Morality Play
- First edition
- Author: Barry Unsworth
- Language: English
- Genre: Historical novel
- Publisher: Hamish Hamilton
- Publication date: 1995
- Publication place: United Kingdom
- Media type: Print (hardback and paperback)
- Pages: 188
- ISBN: 0-241-13341-6

= Morality Play (novel) =

1995 novel by Barry Unsworth

Morality Play is a semi-historical detective novel by Barry Unsworth. The book, published in 1995 by Hamish Hamilton was shortlisted for the Man Booker Prize.

==Synopsis==
The book is set in medieval England sometime near the end of the 14th century, and the events described in the book take place in an unnamed village in Northern England (north of the Humber). A priest fleeing from his diocese joins a group of travelling players. The players are travelling toward their liege lord's castle, where they are expected to play at Christmas, but, short of money, they decide to stage their plays at a village en route. When a morality play from their usual repertoire fails to earn them enough money, Martin, the leader of the group convinces them to stage 'the play of Thomas Wells', a play based on the story of the murder of a young boy from the village. The murderer has already been found, a young woman from the village, and the play seems simple enough; however, they soon find that the facts do not fit. The line between the play and reality blurs and, line by line, they arrive at the truth about the murder.

==Characters==
- Nicholas Barber: The main character, a young priest who, unable to escape the lure of spring, has fled from his duties.
- Martin Ball: The leader of the players.
- Tobias: A player. A thrifty and wise man, who has been part of the player's group for a long while. He owns a scruffy dog.
- Stephen: A player.
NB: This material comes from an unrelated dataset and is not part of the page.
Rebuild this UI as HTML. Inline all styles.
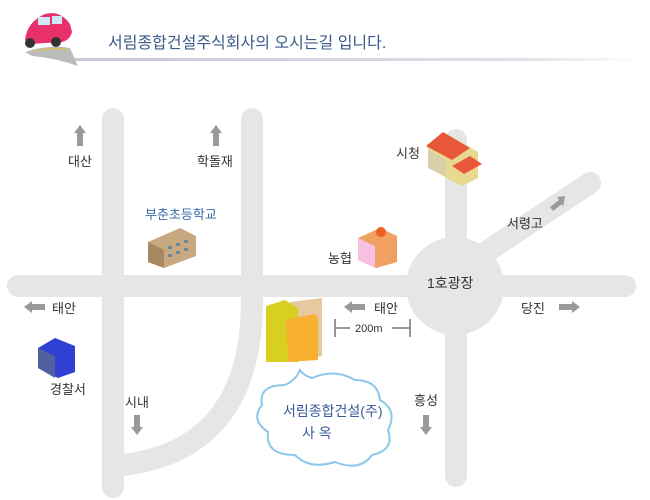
<!DOCTYPE html>
<html><head><meta charset="utf-8"><style>
html,body{margin:0;padding:0;background:#fff;}
svg{display:block;font-family:"Liberation Sans","Noto Sans CJK KR",sans-serif;}
</style></head><body>
<svg width="650" height="500" viewBox="0 0 650 500" xmlns="http://www.w3.org/2000/svg">
<defs>
<linearGradient id="hl" x1="0" x2="1"><stop offset="0" stop-color="#c8c8d4"/><stop offset="0.8" stop-color="#e0e0e8"/><stop offset="1" stop-color="#fff"/></linearGradient>
</defs>
<!-- header -->
<rect x="70" y="58" width="570" height="3" fill="url(#hl)"/>
<path d="M25,52 Q50,44 70,48 L78,66 Q55,58 32,56 Z" fill="#bbb"/>
<path d="M34,52 Q52,46 68,50" stroke="#e8c23a" stroke-width="1" fill="none"/>
<path d="M25,40 Q27,22 45,14 Q60,10 70,24 L72,32 Q70,40 62,42 L30,44 Z" fill="#e8306a"/>
<rect x="38" y="17" width="12" height="8" fill="#cfe8f8"/><rect x="52" y="16" width="10" height="8" fill="#cfe8f8"/>
<circle cx="30" cy="43" r="5" fill="#333"/><circle cx="56" cy="42" r="5" fill="#333"/>
<text x="108" y="48" font-size="16" fill="#3a5a88">서림종합건설주식회사의 오시는길 입니다.</text>
<!-- roads -->
<g stroke="#e6e6e6" stroke-width="22" fill="none" stroke-linecap="round">
<line x1="113" y1="119" x2="113" y2="487"/>
<path d="M252,119 L252,300 Q252,455 113,466"/>
<line x1="18" y1="286" x2="625" y2="286"/>
<line x1="456" y1="140" x2="456" y2="476"/>
<line x1="456" y1="272" x2="590" y2="183"/>
</g>
<circle cx="455" cy="286" r="49" fill="#e6e6e6"/>
<!-- arrows -->
<g fill="#999">
<path d="M80,125 L86,133 L83,133 L83,146 L77,146 L77,133 L74,133 Z"/>
<path d="M216,125 L222,133 L219,133 L219,146 L213,146 L213,133 L210,133 Z"/>
<path d="M24,307 L32,301 L32,304 L45,304 L45,310 L32,310 L32,313 Z"/>
<path d="M344,307 L352,301 L352,304 L365,304 L365,310 L352,310 L352,313 Z"/>
<path d="M580,307 L572,301 L572,304 L559,304 L559,310 L572,310 L572,313 Z"/>
<path d="M137,435 L143,427 L140,427 L140,415 L134,415 L134,427 L131,427 Z"/>
<path d="M426,435 L432,427 L429,427 L429,415 L423,415 L423,427 L420,427 Z"/>
<path d="M565,196 L557,197 L559,200 L550,207 L553,211 L562,204 L563,207 Z"/>
</g>
<!-- 200m -->
<g stroke="#777" stroke-width="1.5"><line x1="335" y1="319" x2="335" y2="337"/><line x1="410" y1="319" x2="410" y2="337"/><line x1="335" y1="328" x2="350" y2="328"/><line x1="392" y1="328" x2="410" y2="328"/></g>
<text x="355" y="332" font-size="11" fill="#333">200m</text>
<!-- labels -->
<g font-size="13" fill="#333">
<text x="68" y="166">대산</text>
<text x="197" y="166">학돌재</text>
<text x="396" y="158">시청</text>
<text x="507" y="228">서령고</text>
<text x="328" y="263">농협</text>
<text x="427" y="288" font-size="14">1호광장</text>
<text x="52" y="313">태안</text>
<text x="374" y="313">태안</text>
<text x="521" y="313">당진</text>
<text x="50" y="394">경찰서</text>
<text x="125" y="407">시내</text>
<text x="414" y="405">흥성</text>
</g>
<text x="145" y="219" font-size="13" fill="#3a6aa8">부춘초등학교</text>
<!-- school -->
<path d="M148,242 L180,228 L196,236 L196,256 L164,268 L148,262 Z" fill="#c8a880"/>
<path d="M148,242 L164,250 L164,268 L148,262 Z" fill="#a88860"/>
<g fill="#6a8aa0"><rect x="168" y="246" width="4" height="3"/><rect x="176" y="243" width="4" height="3"/><rect x="184" y="240" width="4" height="3"/><rect x="168" y="254" width="4" height="3"/><rect x="176" y="251" width="4" height="3"/><rect x="184" y="248" width="4" height="3"/></g>
<!-- city hall -->
<path d="M428,144 L445,133 L478,152 L478,178 L462,186 L428,168 Z" fill="#e8d890"/>
<path d="M428,150 L446,160 L446,176 L428,168 Z" fill="#d8d0a8"/>
<path d="M426,146 L443,132 L470,148 L452,160 Z" fill="#e85838"/>
<path d="M452,166 L470,156 L482,164 L464,174 Z" fill="#e85838"/>
<!-- bank -->
<path d="M358,238 L380,228 L397,236 L397,262 L376,268 L358,260 Z" fill="#f0a060"/>
<path d="M358,238 L375,246 L375,268 L358,260 Z" fill="#f8c0e0"/>
<circle cx="381" cy="232" r="5" fill="#f06020"/>
<!-- police -->
<path d="M38,348 L55,338 L75,346 L75,372 L58,378 L38,368 Z" fill="#3040d0"/>
<path d="M38,348 L55,356 L55,378 L38,368 Z" fill="#5060a0"/>
<!-- HQ building -->
<path d="M290,302 L322,298 L322,356 L300,360 Z" fill="#e8c8a0"/>
<path d="M266,306 L285,300 L298,308 L298,362 L266,362 Z" fill="#d8d020"/>
<path d="M286,320 L314,314 L318,318 L318,360 L288,362 Z" fill="#f8b030"/>
<!-- cloud -->
<path d="M300,370 Q296,380 285,385 Q258,385 262,405 Q250,420 268,432 Q265,455 295,455 Q310,470 335,462 Q360,472 372,455 Q395,450 388,430 Q398,410 380,400 Q378,380 355,380 Q335,368 312,378 Q304,376 300,370 Z" fill="#fff" stroke="#8cc8e8" stroke-width="2"/>
<text x="283" y="416" font-size="14" fill="#3a5a9a">서림종합건설(주)</text>
<text x="302" y="438" font-size="14" fill="#3a5a9a">사 옥</text>
</svg>
</body></html>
Formerly an archer for the Sandville family, but, when he lost his right thumb, could not practice his profession any more and thus became a player instead.
- Springer: A player. The youngest of the group, around fifteen. Because of his boyish face, he plays female roles.
- Straw: A player. The most lively in the group, with strange mood swings.
- Margaret: Stephen's woman. She helped out with the costumes and collected entrance fees.
- Brendan: A dead player. Mostly present in the form of a decomposing body and a harbinger of ill tidings for the group.
- Thomas Wells: The young murdered boy.
- Jack Flint: The villager who discovers the body of Thomas Wells.
- Jane: The young woman accused of the murder.
- John Lambert: Jane's father. A simple weaver with strong moral ideas who is convinced that Jane's arrest was meant to silence him.
- Lord de Guise: The local lord.
- William de Guise: Lord de Guise's son.
- Simon Damian: A corrupt monk bound to the Order of the Benedictines who works for the Lord.
- The King's Justice: A man in the service of the King with the legal authority of a court. He had travelled to the unnamed village to judge Lord de Guise and his practices.
- Sir Roger of Yarm: A knight competing in a jousting tournament.

==Critical reaction==
The novel is unique in its portrayal of medieval English drama and mystery plays, as it implies that instead of merely rehearsing and performing standard Biblically-based morality plays of the period, that an acting troupe might actually create and structure a play around events in their village, community or surrounding culture. The existence of such culturally-connected playcraft is important to scholars of the period, as it implies that works, such as the N-Town Plays, may have a provenance beyond simple Biblical literalness, and may speak to the concerns of the culture at that period, much as later drama of the Elizabethan period spoke directly to cultural concerns.

==Adaptation==
The novel was adapted for the screen in 2004, as The Reckoning, directed by Paul McGuigan and starring Paul Bettany and Willem Dafoe.